The Camry's annual sales have fallen by more than 68,000 since 2007, while Accord sales have dropped by more than 60,000. Five years ago, Camry and Accord combined sold 865,339 cars, accounting for almost a quarter of the midsize segment. But last year they slipped to just over 20 percent on sales of 736,758, according to Autodata Corp.
The Camry, last redesigned in 2011, has all the newest bells and whistles inside, such as a touch-screen and voice command system, but isn't as sleek-looking on the outside as its rivals. Still, Toyota doesn't plan any major styling changes to the Camry because there's no sense messing with the success of a car with sales over 400,000 per year, said Jim Lentz, Toyota's North American chief executive.
Lentz said that because other automakers improved their cars, Camry sales won't grow much in the near term, even though the market for midsize cars is getting bigger.
"So the pie is getting larger. Because of the increase in competition, our share of that pie is getting smaller," he said.
Honda came out with a well-received redesign of the Accord last year, and it's gaining ground on the midsize leader. While Camry outsold Accord by 70,000 last year, the Accord's percentage gain was bigger, 40 percent to 31 percent for the Camry. The large gains reflect the automakers' recovery from the earthquake in Japan in 2011.
Sales of the Camry fell in February, the second decline in three months. Accord sales rose 35 percent in February and trailed Camry by just 3,271.
That style led Susie Gates of suburban Dallas to lease a Fusion in February because it stood out from the Sonata and Camry, she said.
"It just seems like everyone and their mom has one," she said of the Camry. "There was nothing exciting about it."
Gates, 37, who works for a service that helps people having trouble paying their mortgages, is at an age where people typically would buy a Camry or Accord. She says her pearl-white 2013 Fusion turns heads.
"It's just absolutely gorgeous," she said.
That wasn't a term associated with midsize cars until Hyundai remade the Sonata in April 2010. The hard angles were gone. Car reviewers said it had a sculpted exterior that gave the appearance of a car in motion even when parked.
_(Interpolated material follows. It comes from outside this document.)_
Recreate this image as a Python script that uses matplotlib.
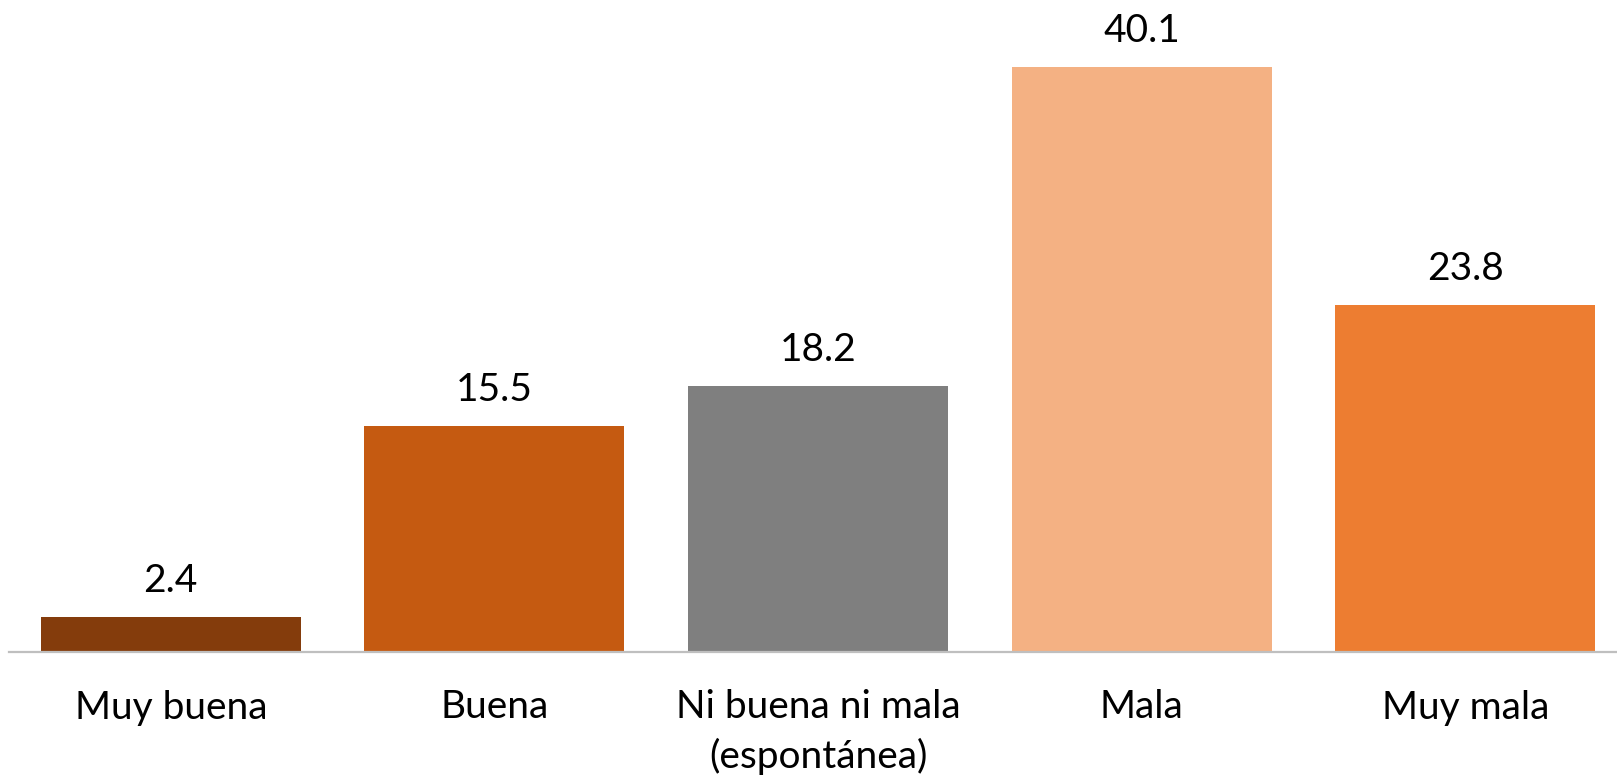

Sales rose 15 percent by the end of 2011.
But Sonata's numbers haven't been quite as pretty lately. Sales were off 8 percent in February compared with the same month a year earlier, and have declined in five of the past seven months. The reason: Designs in the midsize market are changing so fast that analysts say the Sonata now seems dated. And Altima sales fell 16 percent last month, even though a brand-new design came out last summer.
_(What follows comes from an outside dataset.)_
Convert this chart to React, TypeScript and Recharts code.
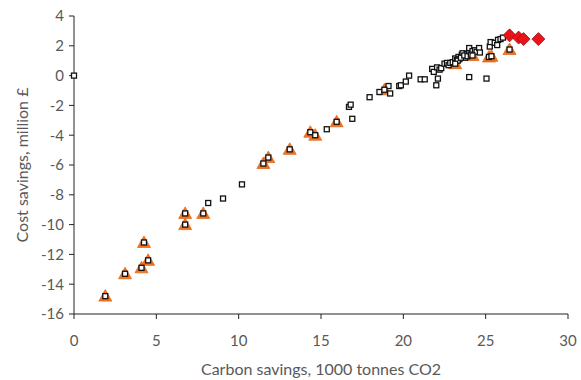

"The competition is so fierce," said Jesse Toprak, senior analyst for automotive pricing site TrueCar.com. "It forces automakers into much more frequent updates."
Automakers used to redesign cars every six or seven years and update them every three or four. But in the midsize segment, that's changing to redesigns every three or four years and updates every other year, Toprak said.
General Motors, for instance, is freshening the slow-selling Chevrolet Malibu for 2014, even though it was redesigned last year. The update changes the look in the front and back. The car's front grille, for instance, gets three chrome-accented horizontal bars rather than one solid bar, matching newer Chevrolet vehicles. GM also addresses criticism of a cramped back seat.
Since slicker styling is now commonplace, price is a bigger consideration for buyers, Toprak said. And that means better deals for consumers, particularly on older models.
Carmakers are either dropping the base price or ramping up incentives. Average sales prices fell from January to February on seven of the segment's 10 top-selling vehicles, according to the Edmunds.com auto website. Discounts also rose on seven of the 10 top sellers. The average price dropped by $131, to $25,729.
Camry's price went up slightly between January and February, but in the past year, it has fallen $136, to $24,211. The Camry's average price is about $1,000 less than the Accord and Altima and $2,000 less than the Fusion. In late February, Toyota began offering no-interest financing on the 2013 Camry for 60 months.